Rakesh Bedi, on the other hand, is no Lothario. He is a would-be poet, and is more a man of talk than action. Of course, he is not beyond telling tall tales of his (imaginary) conquests. Both of them were the perfect foil to the reserved Siddharth, played with subtle restraint by Farooque Shaikh.
Farooque Shaikh was adorable as the geek-turned-mod guy, who forgets to remove the price tags from his clothes when he goes out on his second date with Neha. And how can one not love a guy who orders the best item on the menu when the girl agrees to his proposal and spoons it up with a goofy grin on his face? And claims he is just waiting for a 'special girl' to ask him to quit smoking? 
Deepti Naval was the perfect girl-next-door, with her lustrous hair, glowing smile, and minimal make-up.
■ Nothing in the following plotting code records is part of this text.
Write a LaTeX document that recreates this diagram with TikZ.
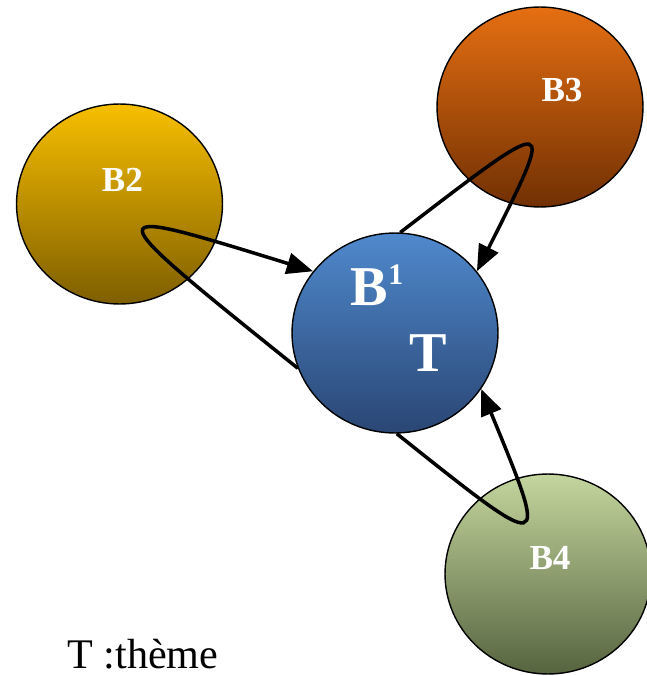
\documentclass[tikz,border=0pt]{standalone}
\usepackage{fontspec}
\setmainfont{Liberation Serif}
\usetikzlibrary{shapes.geometric,arrows.meta}

\definecolor{goldtop}{HTML}{F8BF00}
\definecolor{goldbot}{HTML}{7E5E00}
\definecolor{rusttop}{HTML}{E66F12}
\definecolor{rustbot}{HTML}{713003}
\definecolor{bluetop}{HTML}{4F89CD}
\definecolor{bluebot}{HTML}{2A4674}
\definecolor{sagetop}{HTML}{C4D69E}
\definecolor{sagebot}{HTML}{56643F}

\begin{document}
\begin{tikzpicture}[x=0.02cm,y=-0.02cm,
    ball/.style={ellipse,draw,line width=0.8pt,minimum width=4.12cm,minimum height=4cm,inner sep=0pt},
    lbl/.style={text=white,font=\bfseries\fontsize{20}{24}\selectfont,inner sep=0pt},
    big/.style={text=white,font=\bfseries\fontsize{32}{36}\selectfont,inner sep=0pt},
    loop/.style={line width=2pt,-{Triangle[length=15pt,width=12pt]}}]
  \useasboundingbox (0,0) rectangle (646,676);
  % the four balls
  \node[ball,top color=goldtop,bottom color=goldbot] (b2) at (119.5,204) {};
  \node[ball,top color=rusttop,bottom color=rustbot] (b3) at (540,107) {};
  \node[ball,top color=sagetop,bottom color=sagebot] (b4) at (548,574) {};
  \node[ball,top color=bluetop,bottom color=bluebot] (b1) at (395,333) {};
  \node[lbl] (t2) at (122.5,180) {B2};
  \node[lbl] (t3) at (562,90) {B3};
  \node[lbl] (t4) at (550,558) {B4};
  \node[big] (t1) at (377,285) {B\raisebox{12pt}{\fontsize{17}{17}\selectfont 1}};
  \node[big] (tt) at (428,353.5) {T};
  % loops
  \draw[loop] (b1.200) .. controls (92,203) .. (b1.143);
  \draw[loop] (b1.87) .. controls (557,112) .. (b1.37);
  \draw[loop] (b1.-89) .. controls (550,556) .. (b1.-33);
  \node[anchor=base west,inner sep=0pt,font=\fontsize{24}{28}\selectfont] (key) at (67,668) {T :thème};
\end{tikzpicture}
\end{document}
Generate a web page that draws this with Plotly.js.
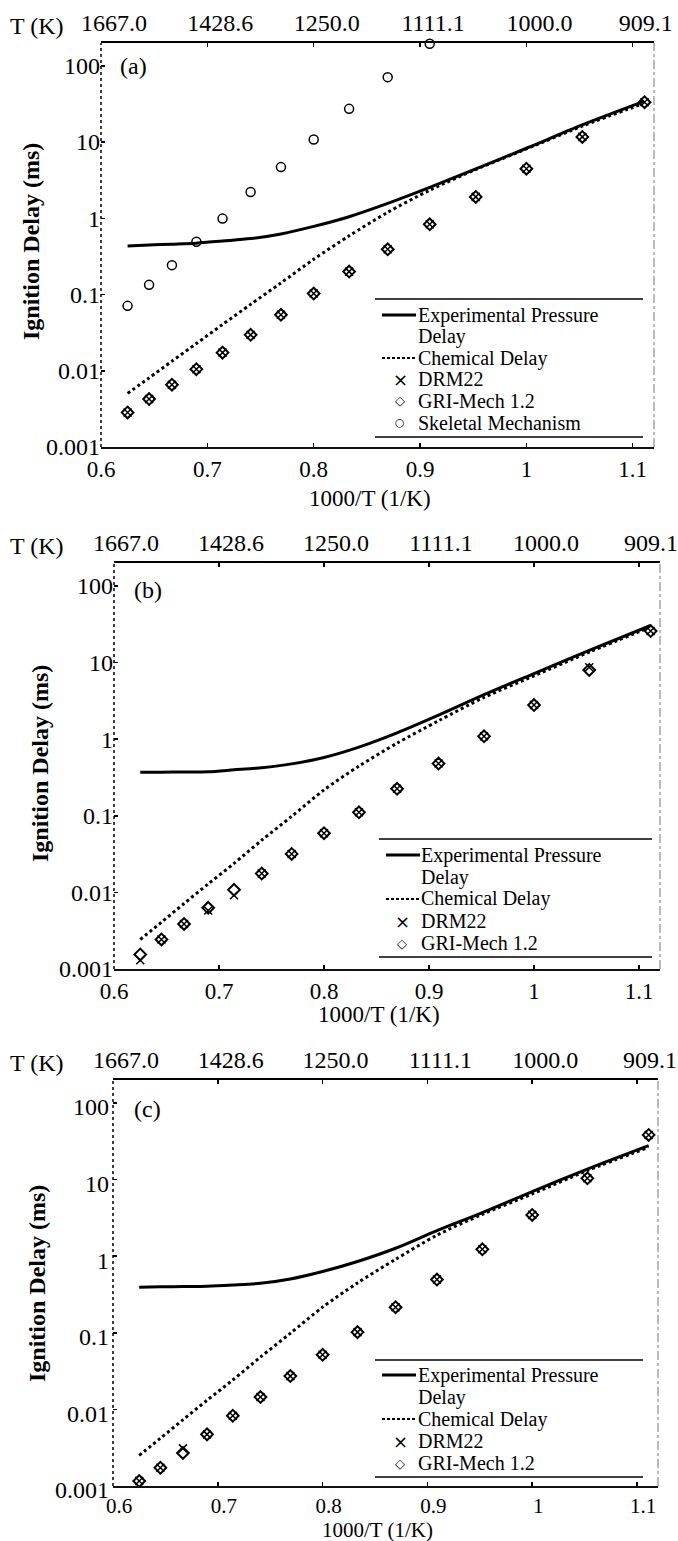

After this film, a generation of filmgoers would enshrine her as 'Miss Chamko'. You couldn't have had a more attractive salesgirl than Neha. Her chemistry with Farooque Shaikh would extend to other films - Katha, Saath Saath, Kisise Na Kehna, etc. 
Leela Misra had a small role as Neha's grandmother, and she was adorable! The love and affection between the two was heartwarming, and she is not above a bit of scheming to get the estranged lovers together.
And of course, who can forget Lallan miya? The neighbourhood paanwaala who gives the young men cigarettes on tick, all the while scolding them for not paying their past dues. As the man who both harangues them and at the same time, offers a sympathetic ear and shoulder, and who is not beyond gaping at a beautiful girl himself, Saeed Jaffrey was a delight.


Finally, a word about the music. Raj Kamal's career never really took off, but the score in this film was very nice, from Is nadi ko mera aaina maan lo to Kaali ghodi dwaar khadi to the well-known Yesudas-Haimanti Shukla duet Kahaan se aaye badira. Add in the fact that Sai Paranjpye used old Hindi songs beautifully, including in the Jomo-Neha fantasy sequence.

For a fun-filled afternoon, when you want to wax nostalgic about your growing up years, a beautiful Delhi, or both, do watch the original Chashme Buddoor again. 

And of course, don't forget to buy yourself a tutti-frutti.